Bildiğiniz üzere kediler insanların dediklerini anlamıyor. Dilimizi bilmiyorlar diyelim yada. Anlamıyorlar demek o psikopatlara hakaret olur. Onlar istediklerinde çok iyi anlıyorlar çünkü 😂
Haru’da Subaru’nun dilini anlamadığı için ve bizim oğlanda kediye yemek verirken sadece adıyla seslendiği için zavallım bunu yemek hazır olarak anlıyor. Haru dendiğini duyunca kulaklarını dikip etrafta yemek arıyor zavallım. Ama bunun nedenlerinden biri de bu zamana kadar sokakta yaşadığı ve kardeşleride ona hep abla diye seslendikleri için oluyor. Zavallım birde sokakta her zaman yemek bulamadığı için önüne sürekli yemek konunca ne yapacağını bilemiyor.
My Roommate is a Cat bize sadece bir kedi ile sahip arasındaki ilişkiyi anlatmıyor.
Konusunda yazdığı gibi Subaru anne babasını yeni kaybetmiş ve bu yüzden biraz da kendini suçluyor. Annesi ile babası her zaman Subaru ile birlikte gezmeye gitmek istiyorlar ama Subaru istemediği için hiç onlarla gitmiyor. Kaza da bu gezilerden birine giderken gerçekleşiyor zaten. Bu yüzden evde sürekli onlarla ilgili anıları canlanıyor ve bu yüzden kendini suçluyor. Neden onları durdurmadım diye düşünüyor.
Bu bana elimin altında bulunan şeylere daha fazla değer vermem gerektiğini öğretti. Çünkü o an yanında olan biri bir gün sonra yanında olamayabiliyor. Bu yüzden elinin altındakine çok değer vermelisin. Ne zaman kayıp gideceği belli değil çünkü.
Biraz da Haru’dan bahsedelim. Haru’da daha bebekken dört kardeşi ile sokağa terkedilmiş bir sokak kedisi. Abla olarak onları korumak onun görevi ve buna öyle alışmışki Subaru ile birlikteyken ablalık damarı kabarıyor ve hep kendinden önce onu düşünüyor. Yemeğinin hepsini yemiyor ve birazını ona getiriyor. Üzgünken yanında oluyor. Aynı dili konuşmasalarda aslında birbirlerini çok güzel anlıyorlar. Biz insanlar bile aynı dili konuştuğumuz halde birbirimizi anlamıyoruz.
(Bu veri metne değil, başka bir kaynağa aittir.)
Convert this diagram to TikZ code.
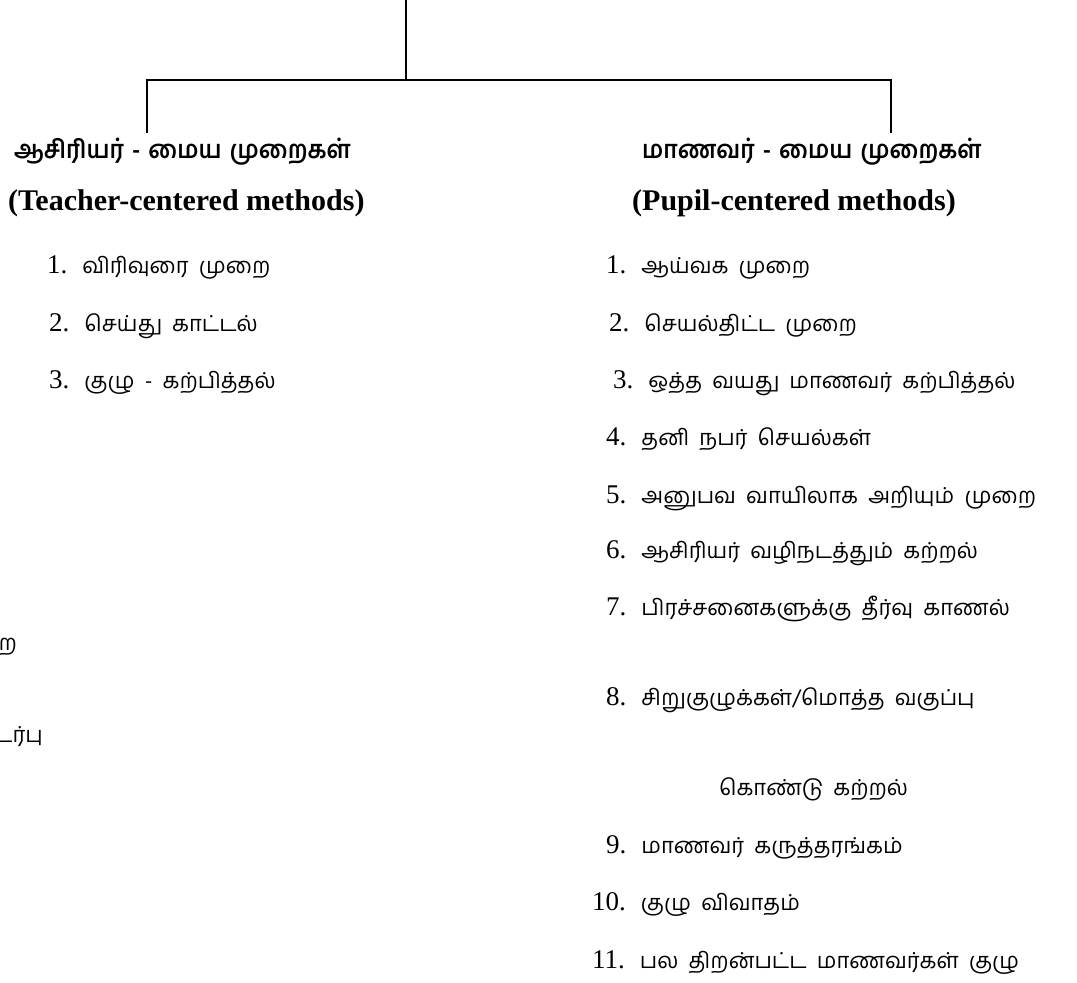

Anime sadece bunlar üzerine durmuyor tabi. Hayvan bakımı üzerinde de duruyorlar. Misal kedilere nasıl diyet yaptırılmalı ondan bahsediyorlar. O sahne çok iyiydi ya. Aklıma geldikçe gülesim geliyor.
Subaru’da kendini bunca yıl dışarıya kapattıktan sonra artık her şeyi kendisinin yapmak zorunda kaldığındaki halini izlemekte oldukça eğlenceli. Sokağa çıkıyor ve biri ona seslenince korkuyor ve hemen ne yapacağını bilemiyor. İmza gününde bile imzası azıcık yamuk oldu diye korkudan bayılacaktı zavallım 😂 O kadar kendini dış dünyaya kapatmış adam. Aşağıdaki resimden de bunu rahatlıkla anlayabilirsiniz bence 😂
Eğer kedi besliyorsanız bence bu animeyi izleyin. Beslemiyorsanızda izleyin. Ben beslemiyorum. O yüzden bu animeyi izleyince ilk bulduğum barınağa gidip bir kedi almak istedim. O kadar eğlenceli ve güzel bir anime. Hiç bir şey kaybetmezsiniz. Güvenin bana. Boş boş gereksiz animeleri izleyeceğinize ben size cillop gibi bir anime olan My Roommate is a Cat‘i öneriyorum. Bunu izleyin. Anlaştık mı? Anlaştık dediğiniz farz ediyorum.
O zaman başka bir yazıda görüşmek üzere. Size iyi seyirler.